▶ **Exercise aim**: Write again exactly the lines in the listing below, starting at the line with "Write a web" and ending at the line with "0, bottom: 720", both included. Pictures are not copied.

Plotting code records:
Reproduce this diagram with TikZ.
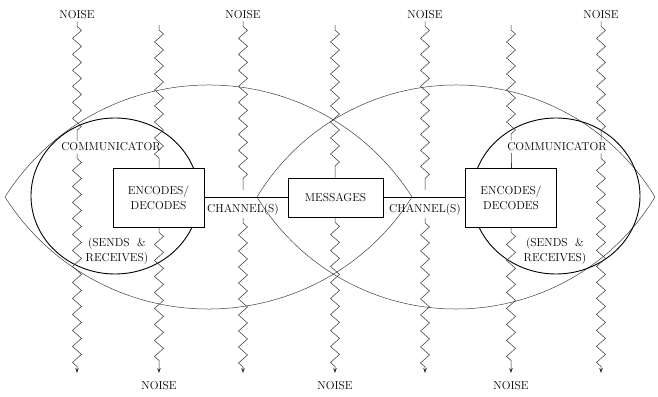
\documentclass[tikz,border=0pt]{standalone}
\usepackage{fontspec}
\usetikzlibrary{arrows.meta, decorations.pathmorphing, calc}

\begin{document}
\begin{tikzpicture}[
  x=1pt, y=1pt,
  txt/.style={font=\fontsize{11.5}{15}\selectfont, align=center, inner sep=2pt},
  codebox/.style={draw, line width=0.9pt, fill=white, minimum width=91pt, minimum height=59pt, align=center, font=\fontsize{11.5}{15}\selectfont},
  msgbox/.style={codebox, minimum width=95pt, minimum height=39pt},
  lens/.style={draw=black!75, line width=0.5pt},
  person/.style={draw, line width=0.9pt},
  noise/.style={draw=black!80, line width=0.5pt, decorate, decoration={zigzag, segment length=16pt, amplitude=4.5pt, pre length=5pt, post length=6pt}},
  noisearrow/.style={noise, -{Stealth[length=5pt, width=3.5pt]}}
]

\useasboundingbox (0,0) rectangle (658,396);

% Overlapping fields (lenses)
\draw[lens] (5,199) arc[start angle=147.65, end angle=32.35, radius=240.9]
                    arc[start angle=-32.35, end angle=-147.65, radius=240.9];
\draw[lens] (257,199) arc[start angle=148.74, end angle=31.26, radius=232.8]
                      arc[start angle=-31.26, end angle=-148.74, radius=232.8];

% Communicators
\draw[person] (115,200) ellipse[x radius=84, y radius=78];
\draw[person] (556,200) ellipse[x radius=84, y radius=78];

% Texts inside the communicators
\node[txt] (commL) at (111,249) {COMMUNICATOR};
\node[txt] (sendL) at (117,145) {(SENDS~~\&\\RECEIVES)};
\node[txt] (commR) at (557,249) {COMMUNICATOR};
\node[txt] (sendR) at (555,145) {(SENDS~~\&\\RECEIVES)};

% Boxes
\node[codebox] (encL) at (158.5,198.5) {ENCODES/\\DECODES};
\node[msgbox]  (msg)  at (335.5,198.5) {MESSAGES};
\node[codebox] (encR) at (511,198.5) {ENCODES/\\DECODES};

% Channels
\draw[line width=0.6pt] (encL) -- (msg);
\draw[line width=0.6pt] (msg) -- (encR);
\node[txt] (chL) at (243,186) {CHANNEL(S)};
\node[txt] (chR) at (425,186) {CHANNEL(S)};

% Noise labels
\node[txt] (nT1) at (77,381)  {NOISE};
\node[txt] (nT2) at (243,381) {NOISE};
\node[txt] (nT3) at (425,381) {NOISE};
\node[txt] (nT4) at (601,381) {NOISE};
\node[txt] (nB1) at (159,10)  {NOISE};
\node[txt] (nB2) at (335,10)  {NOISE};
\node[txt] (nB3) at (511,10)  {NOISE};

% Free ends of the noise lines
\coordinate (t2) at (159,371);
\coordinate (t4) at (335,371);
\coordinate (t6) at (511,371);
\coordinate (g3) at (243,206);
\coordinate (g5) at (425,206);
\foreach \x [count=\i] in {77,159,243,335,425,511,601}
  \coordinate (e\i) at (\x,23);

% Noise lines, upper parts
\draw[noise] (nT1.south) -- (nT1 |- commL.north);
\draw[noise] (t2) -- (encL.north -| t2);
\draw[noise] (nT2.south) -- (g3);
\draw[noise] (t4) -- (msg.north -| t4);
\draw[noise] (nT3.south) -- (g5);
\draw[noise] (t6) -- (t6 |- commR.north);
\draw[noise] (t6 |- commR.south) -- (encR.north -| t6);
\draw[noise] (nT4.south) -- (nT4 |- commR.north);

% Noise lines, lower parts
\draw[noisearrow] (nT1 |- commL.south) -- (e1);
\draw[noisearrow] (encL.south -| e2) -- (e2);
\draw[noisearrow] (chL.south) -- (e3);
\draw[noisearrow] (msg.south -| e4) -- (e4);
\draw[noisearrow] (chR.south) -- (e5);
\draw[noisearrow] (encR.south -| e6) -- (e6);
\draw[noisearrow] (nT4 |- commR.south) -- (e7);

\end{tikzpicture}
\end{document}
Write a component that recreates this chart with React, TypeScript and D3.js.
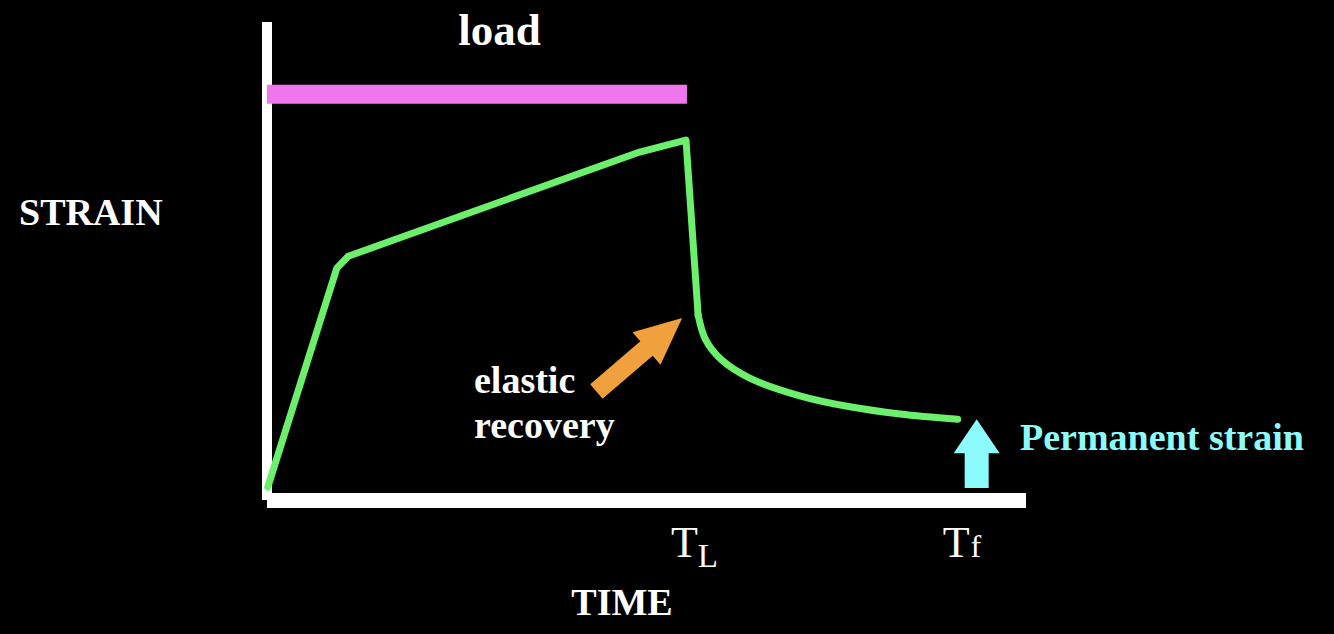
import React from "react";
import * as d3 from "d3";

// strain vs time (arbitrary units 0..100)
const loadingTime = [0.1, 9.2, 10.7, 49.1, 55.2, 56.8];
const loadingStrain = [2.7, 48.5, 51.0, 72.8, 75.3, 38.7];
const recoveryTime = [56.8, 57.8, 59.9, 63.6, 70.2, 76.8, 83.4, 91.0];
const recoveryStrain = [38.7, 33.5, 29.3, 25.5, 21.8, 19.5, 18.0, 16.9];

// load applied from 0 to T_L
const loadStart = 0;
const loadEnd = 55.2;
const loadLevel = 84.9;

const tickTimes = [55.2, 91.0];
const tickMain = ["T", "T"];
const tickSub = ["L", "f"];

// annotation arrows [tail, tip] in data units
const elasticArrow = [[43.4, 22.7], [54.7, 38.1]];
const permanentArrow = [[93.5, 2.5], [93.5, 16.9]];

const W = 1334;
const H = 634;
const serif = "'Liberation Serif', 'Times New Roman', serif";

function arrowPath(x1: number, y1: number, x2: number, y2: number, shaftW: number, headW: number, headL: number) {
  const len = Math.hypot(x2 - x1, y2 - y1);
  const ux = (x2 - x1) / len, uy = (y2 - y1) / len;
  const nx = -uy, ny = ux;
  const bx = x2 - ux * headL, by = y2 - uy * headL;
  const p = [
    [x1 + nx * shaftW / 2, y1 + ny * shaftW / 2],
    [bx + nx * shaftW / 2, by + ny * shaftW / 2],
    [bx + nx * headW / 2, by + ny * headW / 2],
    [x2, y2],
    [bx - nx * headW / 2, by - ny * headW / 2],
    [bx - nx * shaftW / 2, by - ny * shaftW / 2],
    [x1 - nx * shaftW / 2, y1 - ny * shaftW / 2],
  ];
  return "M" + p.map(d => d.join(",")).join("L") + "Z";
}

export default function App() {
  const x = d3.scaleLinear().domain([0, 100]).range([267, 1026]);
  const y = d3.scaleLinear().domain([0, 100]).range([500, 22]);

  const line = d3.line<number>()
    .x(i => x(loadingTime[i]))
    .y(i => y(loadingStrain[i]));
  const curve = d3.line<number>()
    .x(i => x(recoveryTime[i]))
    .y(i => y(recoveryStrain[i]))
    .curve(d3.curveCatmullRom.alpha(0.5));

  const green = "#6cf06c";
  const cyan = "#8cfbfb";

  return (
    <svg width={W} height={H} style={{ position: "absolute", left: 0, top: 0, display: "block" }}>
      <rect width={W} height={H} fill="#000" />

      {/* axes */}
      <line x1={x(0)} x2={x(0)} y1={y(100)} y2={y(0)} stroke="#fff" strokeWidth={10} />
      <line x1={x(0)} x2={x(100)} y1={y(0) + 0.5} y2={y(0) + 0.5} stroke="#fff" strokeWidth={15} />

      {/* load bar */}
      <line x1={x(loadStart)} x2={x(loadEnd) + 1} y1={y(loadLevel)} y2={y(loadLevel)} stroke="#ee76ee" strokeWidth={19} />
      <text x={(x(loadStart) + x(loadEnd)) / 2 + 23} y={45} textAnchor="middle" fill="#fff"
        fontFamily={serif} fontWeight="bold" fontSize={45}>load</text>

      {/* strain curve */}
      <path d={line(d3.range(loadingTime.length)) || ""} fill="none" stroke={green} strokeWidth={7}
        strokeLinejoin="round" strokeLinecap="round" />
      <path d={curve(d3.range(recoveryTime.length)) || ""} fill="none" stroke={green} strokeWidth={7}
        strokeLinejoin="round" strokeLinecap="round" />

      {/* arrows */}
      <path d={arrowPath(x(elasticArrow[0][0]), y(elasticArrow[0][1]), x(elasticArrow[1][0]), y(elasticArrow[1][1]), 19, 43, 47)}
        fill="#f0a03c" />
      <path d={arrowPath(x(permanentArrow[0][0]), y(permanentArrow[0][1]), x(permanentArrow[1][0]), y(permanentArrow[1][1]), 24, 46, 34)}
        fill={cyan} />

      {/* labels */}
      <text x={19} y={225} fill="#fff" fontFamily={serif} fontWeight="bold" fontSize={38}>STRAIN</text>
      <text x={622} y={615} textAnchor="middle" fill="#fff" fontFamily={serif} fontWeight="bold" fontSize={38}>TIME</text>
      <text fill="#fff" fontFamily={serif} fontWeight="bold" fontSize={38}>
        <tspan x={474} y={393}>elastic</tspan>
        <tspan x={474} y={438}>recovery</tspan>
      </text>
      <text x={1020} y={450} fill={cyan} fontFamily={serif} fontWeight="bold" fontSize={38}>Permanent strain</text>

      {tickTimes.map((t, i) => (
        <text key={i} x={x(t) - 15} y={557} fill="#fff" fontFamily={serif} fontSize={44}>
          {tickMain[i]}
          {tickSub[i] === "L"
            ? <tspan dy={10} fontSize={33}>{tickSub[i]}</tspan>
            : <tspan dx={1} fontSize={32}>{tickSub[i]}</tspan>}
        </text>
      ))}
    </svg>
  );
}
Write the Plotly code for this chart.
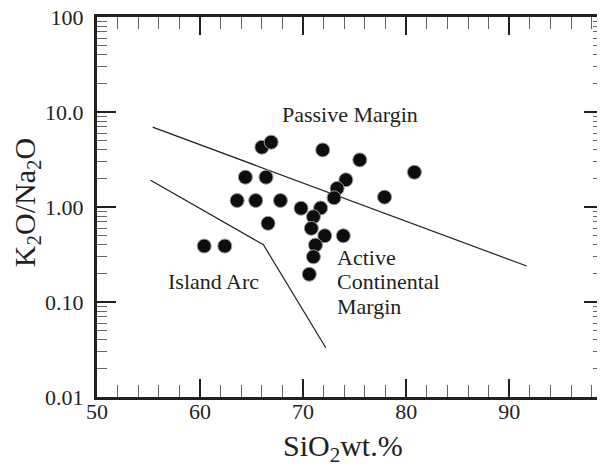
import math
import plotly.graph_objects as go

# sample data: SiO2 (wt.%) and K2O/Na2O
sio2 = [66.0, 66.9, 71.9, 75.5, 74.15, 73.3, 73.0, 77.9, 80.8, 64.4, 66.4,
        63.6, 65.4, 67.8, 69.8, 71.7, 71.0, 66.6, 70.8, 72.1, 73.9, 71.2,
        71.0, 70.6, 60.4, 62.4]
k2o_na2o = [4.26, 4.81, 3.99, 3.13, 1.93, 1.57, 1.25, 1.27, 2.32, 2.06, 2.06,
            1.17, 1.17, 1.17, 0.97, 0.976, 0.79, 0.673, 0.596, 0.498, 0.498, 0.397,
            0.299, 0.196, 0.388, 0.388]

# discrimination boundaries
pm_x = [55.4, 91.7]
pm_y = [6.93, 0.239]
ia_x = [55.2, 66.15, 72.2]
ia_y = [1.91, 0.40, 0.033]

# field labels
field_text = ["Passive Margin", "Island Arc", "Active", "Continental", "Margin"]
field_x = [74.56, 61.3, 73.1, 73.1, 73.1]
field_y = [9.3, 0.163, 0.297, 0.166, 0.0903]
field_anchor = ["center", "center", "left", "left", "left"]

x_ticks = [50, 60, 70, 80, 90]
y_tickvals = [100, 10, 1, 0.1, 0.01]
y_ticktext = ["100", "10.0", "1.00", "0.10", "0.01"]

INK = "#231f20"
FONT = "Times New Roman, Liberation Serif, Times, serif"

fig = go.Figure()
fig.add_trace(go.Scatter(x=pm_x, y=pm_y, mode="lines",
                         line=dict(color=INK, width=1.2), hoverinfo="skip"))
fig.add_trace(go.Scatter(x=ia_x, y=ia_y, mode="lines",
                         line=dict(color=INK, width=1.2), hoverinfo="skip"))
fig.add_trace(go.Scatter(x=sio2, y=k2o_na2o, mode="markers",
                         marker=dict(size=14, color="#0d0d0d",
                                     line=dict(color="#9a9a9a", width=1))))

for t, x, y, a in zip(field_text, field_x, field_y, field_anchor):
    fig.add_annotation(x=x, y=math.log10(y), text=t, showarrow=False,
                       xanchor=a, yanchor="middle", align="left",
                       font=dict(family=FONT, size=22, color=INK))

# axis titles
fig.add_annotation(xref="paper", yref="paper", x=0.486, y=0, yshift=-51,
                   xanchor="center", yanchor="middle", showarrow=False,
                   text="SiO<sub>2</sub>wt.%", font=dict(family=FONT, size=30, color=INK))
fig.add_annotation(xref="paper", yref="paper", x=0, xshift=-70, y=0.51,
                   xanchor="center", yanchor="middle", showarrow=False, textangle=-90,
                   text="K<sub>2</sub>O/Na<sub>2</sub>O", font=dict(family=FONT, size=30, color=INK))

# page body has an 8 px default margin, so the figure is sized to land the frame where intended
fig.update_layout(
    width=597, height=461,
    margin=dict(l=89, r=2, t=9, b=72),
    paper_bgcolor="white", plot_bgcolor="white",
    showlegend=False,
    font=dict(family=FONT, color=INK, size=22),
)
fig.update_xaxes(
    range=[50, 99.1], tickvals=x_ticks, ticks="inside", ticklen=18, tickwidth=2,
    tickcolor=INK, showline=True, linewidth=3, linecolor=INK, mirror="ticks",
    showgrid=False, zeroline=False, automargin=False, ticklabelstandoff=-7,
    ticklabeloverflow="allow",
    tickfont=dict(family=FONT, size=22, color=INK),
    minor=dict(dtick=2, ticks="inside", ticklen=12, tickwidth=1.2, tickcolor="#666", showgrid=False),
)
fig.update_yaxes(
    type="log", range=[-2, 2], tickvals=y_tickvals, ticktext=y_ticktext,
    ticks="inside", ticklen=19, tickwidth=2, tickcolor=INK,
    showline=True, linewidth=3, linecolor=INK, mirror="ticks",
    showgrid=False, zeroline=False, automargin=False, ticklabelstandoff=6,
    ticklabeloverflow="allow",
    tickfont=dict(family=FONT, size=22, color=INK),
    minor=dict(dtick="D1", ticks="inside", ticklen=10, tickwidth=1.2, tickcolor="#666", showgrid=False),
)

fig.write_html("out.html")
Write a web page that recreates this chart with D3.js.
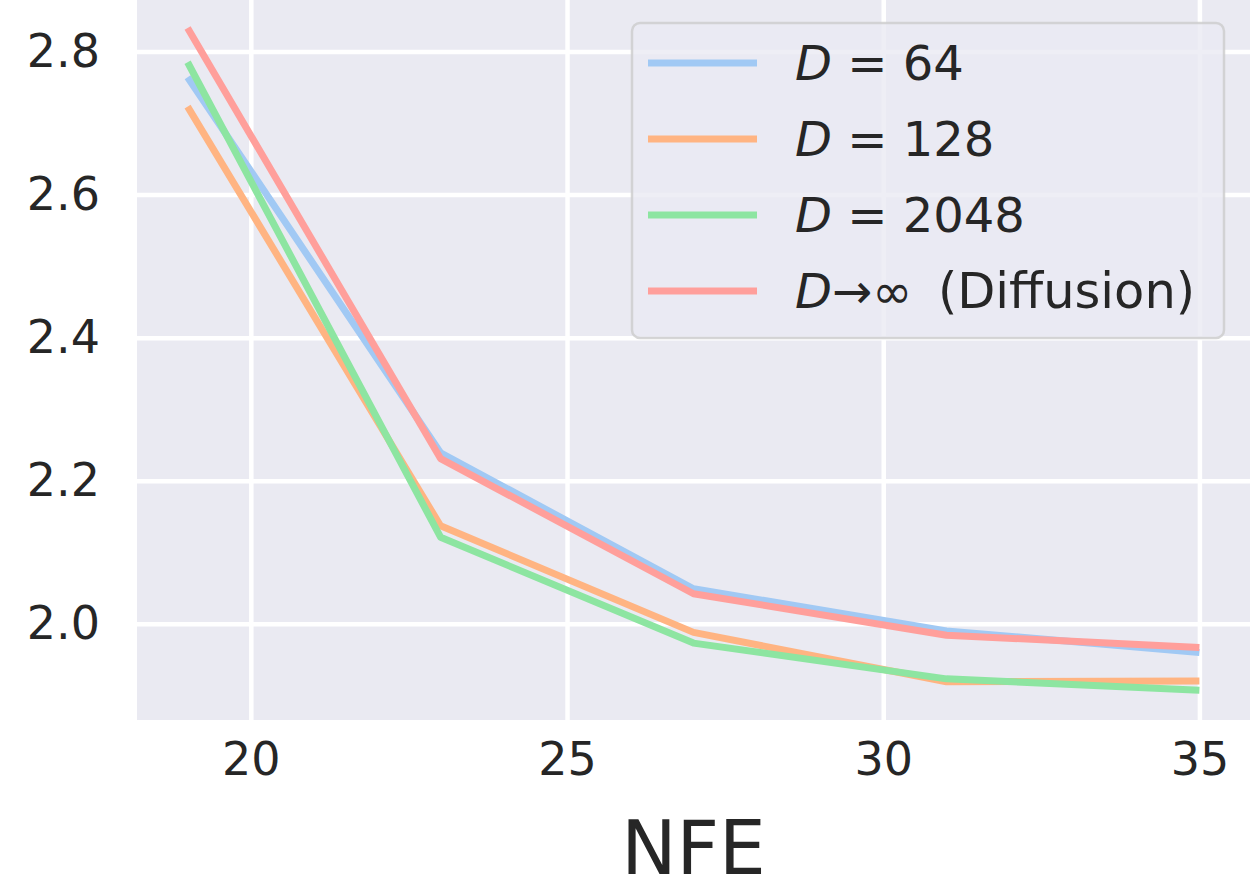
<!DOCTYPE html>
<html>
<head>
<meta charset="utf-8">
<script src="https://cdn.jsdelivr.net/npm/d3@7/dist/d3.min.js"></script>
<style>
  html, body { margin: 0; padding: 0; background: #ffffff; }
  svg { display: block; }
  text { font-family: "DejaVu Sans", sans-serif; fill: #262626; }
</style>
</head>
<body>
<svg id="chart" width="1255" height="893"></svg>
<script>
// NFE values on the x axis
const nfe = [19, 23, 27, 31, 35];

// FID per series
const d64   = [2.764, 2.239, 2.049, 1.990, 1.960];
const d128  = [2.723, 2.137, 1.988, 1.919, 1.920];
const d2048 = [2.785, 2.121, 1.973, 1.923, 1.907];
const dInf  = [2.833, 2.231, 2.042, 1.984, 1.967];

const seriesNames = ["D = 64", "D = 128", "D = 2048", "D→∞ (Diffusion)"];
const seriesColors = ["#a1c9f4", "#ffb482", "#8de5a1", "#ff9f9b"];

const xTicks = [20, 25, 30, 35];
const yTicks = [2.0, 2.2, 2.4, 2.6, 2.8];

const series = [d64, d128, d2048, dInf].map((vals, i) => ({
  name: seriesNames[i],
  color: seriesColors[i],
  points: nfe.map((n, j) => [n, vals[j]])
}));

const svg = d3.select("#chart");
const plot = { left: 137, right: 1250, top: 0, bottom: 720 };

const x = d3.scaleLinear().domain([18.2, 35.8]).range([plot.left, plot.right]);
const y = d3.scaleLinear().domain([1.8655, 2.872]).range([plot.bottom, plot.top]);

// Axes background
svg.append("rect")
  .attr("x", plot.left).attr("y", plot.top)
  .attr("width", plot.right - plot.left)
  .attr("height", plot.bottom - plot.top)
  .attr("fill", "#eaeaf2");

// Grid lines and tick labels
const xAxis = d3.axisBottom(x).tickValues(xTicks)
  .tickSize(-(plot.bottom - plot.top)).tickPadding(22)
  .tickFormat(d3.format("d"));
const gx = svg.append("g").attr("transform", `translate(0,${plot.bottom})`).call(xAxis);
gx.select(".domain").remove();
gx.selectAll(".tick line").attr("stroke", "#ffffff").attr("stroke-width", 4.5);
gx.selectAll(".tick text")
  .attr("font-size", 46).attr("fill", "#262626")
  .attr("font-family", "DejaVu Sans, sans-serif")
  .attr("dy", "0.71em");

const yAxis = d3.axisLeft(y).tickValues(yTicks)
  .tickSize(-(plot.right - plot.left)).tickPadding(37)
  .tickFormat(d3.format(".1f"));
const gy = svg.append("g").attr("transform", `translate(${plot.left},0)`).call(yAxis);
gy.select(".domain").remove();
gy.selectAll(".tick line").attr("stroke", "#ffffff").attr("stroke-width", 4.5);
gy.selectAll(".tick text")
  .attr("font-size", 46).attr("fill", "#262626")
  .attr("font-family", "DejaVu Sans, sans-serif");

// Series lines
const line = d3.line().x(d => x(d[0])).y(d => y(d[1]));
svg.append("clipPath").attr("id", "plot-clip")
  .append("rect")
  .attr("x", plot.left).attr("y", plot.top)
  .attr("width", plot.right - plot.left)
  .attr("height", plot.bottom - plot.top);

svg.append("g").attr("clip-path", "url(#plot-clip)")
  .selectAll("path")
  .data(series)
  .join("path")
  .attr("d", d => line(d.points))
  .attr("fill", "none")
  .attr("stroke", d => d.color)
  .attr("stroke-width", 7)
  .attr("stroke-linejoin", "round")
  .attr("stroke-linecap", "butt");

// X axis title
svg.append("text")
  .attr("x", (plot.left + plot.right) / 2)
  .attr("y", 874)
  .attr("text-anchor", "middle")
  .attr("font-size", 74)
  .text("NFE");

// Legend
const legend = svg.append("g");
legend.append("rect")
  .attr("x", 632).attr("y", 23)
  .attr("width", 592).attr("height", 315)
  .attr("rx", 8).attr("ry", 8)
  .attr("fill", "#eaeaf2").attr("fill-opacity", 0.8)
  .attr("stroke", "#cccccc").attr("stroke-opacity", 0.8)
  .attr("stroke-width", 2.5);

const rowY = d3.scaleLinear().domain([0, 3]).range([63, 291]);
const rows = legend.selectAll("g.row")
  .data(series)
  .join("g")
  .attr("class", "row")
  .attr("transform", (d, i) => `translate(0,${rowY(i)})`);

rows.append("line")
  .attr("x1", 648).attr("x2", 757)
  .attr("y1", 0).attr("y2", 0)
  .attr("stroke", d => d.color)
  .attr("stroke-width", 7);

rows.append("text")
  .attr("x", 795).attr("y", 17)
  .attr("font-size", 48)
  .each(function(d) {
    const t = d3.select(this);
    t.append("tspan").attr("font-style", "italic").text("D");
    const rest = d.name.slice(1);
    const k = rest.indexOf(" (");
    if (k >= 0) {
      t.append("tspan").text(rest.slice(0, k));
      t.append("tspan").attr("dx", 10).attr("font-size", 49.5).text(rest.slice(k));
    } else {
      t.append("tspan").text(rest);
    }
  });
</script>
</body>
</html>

▶ **Solved exercise**:
Write a web page that recreates this chart with D3.js.
<!DOCTYPE html>
<html>
<head>
<meta charset="utf-8">
<script src="https://cdn.jsdelivr.net/npm/d3@7/dist/d3.min.js"></script>
<style>
  html, body { margin: 0; padding: 0; background: #ffffff; }
  svg { display: block; }
  text { font-family: "DejaVu Sans", sans-serif; fill: #262626; }
</style>
</head>
<body>
<svg id="chart" width="1255" height="893"></svg>
<script>
// NFE values on the x axis
const nfe = [19, 23, 27, 31, 35];

// FID per series
const d64   = [2.764, 2.239, 2.049, 1.990, 1.960];
const d128  = [2.723, 2.137, 1.988, 1.919, 1.920];
const d2048 = [2.785, 2.121, 1.973, 1.923, 1.907];
const dInf  = [2.833, 2.231, 2.042, 1.984, 1.967];

const seriesNames = ["D = 64", "D = 128", "D = 2048", "D→∞ (Diffusion)"];
const seriesColors = ["#a1c9f4", "#ffb482", "#8de5a1", "#ff9f9b"];

const xTicks = [20, 25, 30, 35];
const yTicks = [2.0, 2.2, 2.4, 2.6, 2.8];

const series = [d64, d128, d2048, dInf].map((vals, i) => ({
  name: seriesNames[i],
  color: seriesColors[i],
  points: nfe.map((n, j) => [n, vals[j]])
}));

const svg = d3.select("#chart");
const plot = { left: 137, right: 1250, top: 0, bottom: 720 };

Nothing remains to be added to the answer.